A few months ago, Speaker of the House Sam Rayburn showed up at Independence, Mo. to help Harry Truman dedicate his museum (TIME, July 15). Last week at Bonham, Texas Harry returned the favor. Sam's museum, a $500,000 Greek-temple affair in white marble, houses gavels, gimcracks and the nation's most complete private collection of books about Congress--including records of all sessions since the first Continental Congress. On hand for the museum-warming was the most complete collection of Texas big shots seen in recent years: Senate Majority Leader Lyndon Johnson, Oveta Gulp Hobby, Secretary of the Treasury Robert Anderson, and a large glistening gathering of Big Rich. Reminisced Harry Truman: back in 1943, he told Sam he wanted to nominate him for the vice-presidency, got a dirty look. "I thought he was going to hit me. If Sam had done what I wanted him to do, I'd have gotten out of all the trouble I ever got into in my life, and I'd still be in the Senate having the time of my life."

Describing "life because of father" as having more advantages than disadvantages, California Congressman James Roosevelt, 49, F.D.R.'s eldest, wrote in Esquire that though he inherited his father's enemies and was condemned to living his private life largely in the public eye, "I'm willing to concede [Sam] Goldwyn never would have hired me at $25,000 a year [as a vice president in 1939] if

1 had been James Doe." Said Roosevelt: "I learned how to dine with royalty (you had to finish all of your soup before you earned your meat course) and how to find my way to a tower guest room in Windsor Castle without bumbling into the Queen's or someone else's quarters."

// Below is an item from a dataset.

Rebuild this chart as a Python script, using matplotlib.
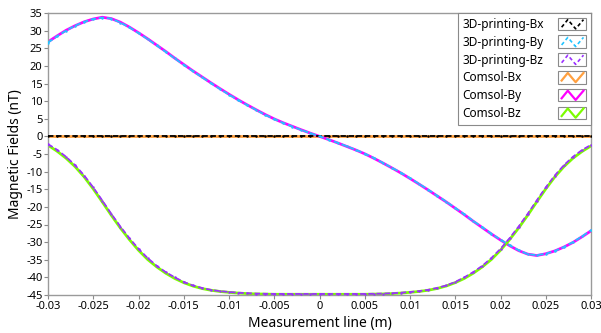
import numpy as np
import matplotlib
matplotlib.use("Agg")
import matplotlib.pyplot as plt
from matplotlib.legend_handler import HandlerBase
from matplotlib.patches import Rectangle
from matplotlib.lines import Line2D

plt.rcParams['font.family'] = ['Noto Sans', 'DejaVu Sans']
plt.rcParams['axes.unicode_minus'] = False

# ---------------- data ----------------
x_pos = [-0.030, -0.029, -0.028, -0.027, -0.026, -0.025, -0.024, -0.023, -0.022, -0.021,
         -0.020, -0.019, -0.018, -0.017, -0.016, -0.015, -0.014, -0.013, -0.012, -0.011,
         -0.010, -0.009, -0.008, -0.007, -0.006, -0.005, -0.004, -0.003, -0.002, -0.001,
         0.000, 0.001, 0.002, 0.003, 0.004, 0.005, 0.006, 0.007, 0.008, 0.009,
         0.010, 0.011, 0.012, 0.013, 0.014, 0.015, 0.016, 0.017, 0.018, 0.019,
         0.020, 0.021, 0.022, 0.023, 0.024, 0.025, 0.026, 0.027, 0.028, 0.029, 0.030]

comsol_bx = [0.0] * 61
comsol_by = [26.8, 28.5, 30.1, 31.4, 32.5, 33.3, 33.8, 33.4, 32.4, 31.0,
             29.4, 27.7, 25.9, 24.1, 22.2, 20.4, 18.6, 16.9, 15.2, 13.55,
             11.95, 10.4, 8.95, 7.55, 6.2, 4.95, 3.85, 2.85, 1.85, 0.9,
             0.0, -0.9, -1.85, -2.85, -3.85, -4.95, -6.2, -7.55, -8.95, -10.4,
             -11.95, -13.55, -15.2, -16.9, -18.6, -20.4, -22.2, -24.1, -25.9, -27.7,
             -29.4, -31.0, -32.4, -33.4, -33.8, -33.3, -32.5, -31.4, -30.1, -28.5, -26.8]
comsol_bz = [-2.5, -4.2, -6.2, -8.6, -11.5, -14.9, -18.6, -22.4, -26.0, -29.3,
             -32.3, -34.9, -37.0, -38.8, -40.3, -41.5, -42.45, -43.15, -43.65, -44.0,
             -44.25, -44.45, -44.6, -44.7, -44.75, -44.8, -44.8, -44.8, -44.8, -44.8,
             -44.8, -44.8, -44.8, -44.8, -44.8, -44.8, -44.75, -44.7, -44.6, -44.45,
             -44.25, -44.0, -43.65, -43.15, -42.45, -41.5, -40.3, -38.8, -37.0, -34.9,
             -32.3, -29.3, -26.0, -22.4, -18.6, -14.9, -11.5, -8.6, -6.2, -4.3, -2.7]

print_bx = [0.0] * 61
print_by = [26.6, 28.4, 30.0, 31.4, 32.5, 33.3, 33.7, 33.4, 32.3, 30.9,
            29.3, 27.6, 25.8, 24.0, 22.1, 20.3, 18.5, 16.8, 15.1, 13.45,
            11.85, 10.3, 8.9, 7.5, 6.1, 4.9, 3.8, 2.8, 1.8, 0.9,
            0.0, -0.9, -1.8, -2.8, -3.8, -4.9, -6.1, -7.5, -8.9, -10.3,
            -11.85, -13.45, -15.1, -16.8, -18.5, -20.3, -22.1, -24.0, -25.8, -27.6,
            -29.3, -30.9, -32.3, -33.4, -33.7, -33.3, -32.5, -31.4, -30.0, -28.4, -26.6]
print_bz = [-2.2, -3.8, -5.8, -8.2, -11.1, -14.5, -18.2, -22.0, -25.6, -28.9,
            -31.9, -34.5, -36.7, -38.5, -40.0, -41.3, -42.3, -43.0, -43.55, -43.9,
            -44.15, -44.35, -44.5, -44.6, -44.65, -44.7, -44.7, -44.7, -44.7, -44.7,
            -44.7, -44.7, -44.7, -44.7, -44.7, -44.7, -44.65, -44.6, -44.5, -44.35,
            -44.15, -43.9, -43.55, -43.0, -42.3, -41.3, -40.0, -38.5, -36.7, -34.5,
            -31.9, -28.9, -25.6, -22.0, -18.2, -14.5, -11.1, -8.2, -5.8, -3.9, -2.4]

labels_print = ['3D-printing-Bx', '3D-printing-By', '3D-printing-Bz']
labels_comsol = ['Comsol-Bx', 'Comsol-By', 'Comsol-Bz']
colors_print = ['#000000', '#22c4ff', '#9b30ff']
colors_comsol = ['#ffa040', '#ff00ff', '#7cfc00']

x_ticks = [-0.03, -0.025, -0.02, -0.015, -0.01, -0.005, 0, 0.005, 0.01, 0.015, 0.02, 0.025, 0.03]
x_ticklabels = ['-0.03', '-0.025', '-0.02', '-0.015', '-0.01', '-0.005', '0',
                '0.005', '0.01', '0.015', '0.02', '0.025', '0.03']
y_ticks = list(range(-45, 40, 5))


class BoxZig(HandlerBase):
    def __init__(self, dashed=False):
        super().__init__()
        self.dashed = dashed

    def create_artists(self, legend, orig_handle, xdescent, ydescent,
                       width, height, fontsize, trans):
        x0, y0 = -xdescent, -ydescent
        rect = Rectangle((x0, y0), width, height, facecolor='white',
                         edgecolor='#8a8a8a', lw=0.8, transform=trans)
        xs = x0 + width * np.array([0.12, 0.34, 0.62, 0.90])
        ys = y0 + height * np.array([0.25, 0.85, 0.12, 0.85])
        line = Line2D(xs, ys, color=orig_handle.get_color(), transform=trans,
                      lw=1.6 if not self.dashed else 1.2,
                      linestyle=(0, (2.2, 1.6)) if self.dashed else '-')
        return [rect, line]


fig = plt.figure(figsize=(6.01, 3.33), dpi=100)
ax = fig.add_axes([48 / 601, 1 - 295 / 333, (591 - 48) / 601, (295 - 13) / 333])

comsol_lines = []
for ys, c, lab in zip([comsol_bx, comsol_by, comsol_bz], colors_comsol, labels_comsol):
    ln, = ax.plot(x_pos, ys, color=c, lw=2.0, label=lab, zorder=2)
    comsol_lines.append(ln)
print_lines = []
for ys, c, lab in zip([print_bx, print_by, print_bz], colors_print, labels_print):
    ln, = ax.plot(x_pos, ys, color=c, lw=1.3, linestyle=(0, (3, 1.5)),
                  marker='o', markersize=1.8, markeredgewidth=0, label=lab, zorder=3)
    print_lines.append(ln)

ax.set_xlim(-0.03, 0.03)
ax.set_ylim(-45, 35)
ax.set_xticks(x_ticks)
ax.set_xticklabels(x_ticklabels)
ax.set_yticks(y_ticks)
ax.tick_params(axis='both', labelsize=8, length=3, width=0.8, color='#8a8a8a', pad=1)
for s in ax.spines.values():
    s.set_color('#9a9a9a')
    s.set_linewidth(1.0)
ax.set_xlabel('Measurement line (m)', fontsize=10, labelpad=3)
ax.set_ylabel('Magnetic Fields (nT)', fontsize=10, labelpad=2)

handles = print_lines + comsol_lines
hmap = {}
for h in print_lines:
    hmap[h] = BoxZig(dashed=True)
for h in comsol_lines:
    hmap[h] = BoxZig(dashed=False)
fs = 8.5
leg = ax.legend(handles=handles, labels=labels_print + labels_comsol,
                loc='upper right', borderaxespad=0, fontsize=fs,
                handler_map=hmap, markerfirst=False, fancybox=False,
                framealpha=1, edgecolor='#8a8a8a',
                handlelength=28 / (fs * 100 / 72), handleheight=15 / (fs * 100 / 72),
                labelspacing=0.38, borderpad=0.4, handletextpad=0.5)
leg.get_frame().set_linewidth(0.8)
try:
    for col in leg._legend_handle_box.get_children():
        for row in col.get_children():
            row.mode = 'expand'
            row.width = 124
except Exception:
    pass

fig.savefig('out.png', dpi=100)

Spokane's Gonzaga University opened its new library, a glittering campus showplace for which sentimental old Non-Grad Bing Crosby (class of '26) donated $615,000. The library, which has 153,000 books, is also outfitted with a special Crosbyana Room. It has wall-to-wall carpeting and glass showcases for Bing's Oscar (for Going My Way in 1944), photographs, citations, old scrapbooks and the 20 gold platters for recordings that sold more than a million copies.

Mindful of the Big Ten's code of football purity and eager to show that service with Coach Duffy Daugherty's undefeated assassins does not curtail a young scholar's other activities, Michigan State's athletic department posed hefty (6 ft., 200 Ib.) sophomore Guard Russ Kelly, 25, with his four major courses: Nick, 7, Kurt, 6, Marilyn, 4, and Terry, 2.

Expressing regret at what has happened to his favorite game ("It's down now where bowling used to be"), William Frederick (Willie) Hoppe (rhymes with poppy), former world champion of three-cushion billiards, celebrated his 70th birthday in Miami retirement.

The first American to win West Germany's choicest literary plum, the peace prize of the nation's book industry, U.S. Playwright Thornton Wilder, 60, spoke in German on "Culture in a Democracy" for TV cameras and 2,000 people jammed into St. Paul's Church at Frankfurt, told them: "Democracy is not only an attempt at social equality for all men, but also the effort to give them the consciousness that they are all equal in God's respect; they are not . . . underlings and not low-born."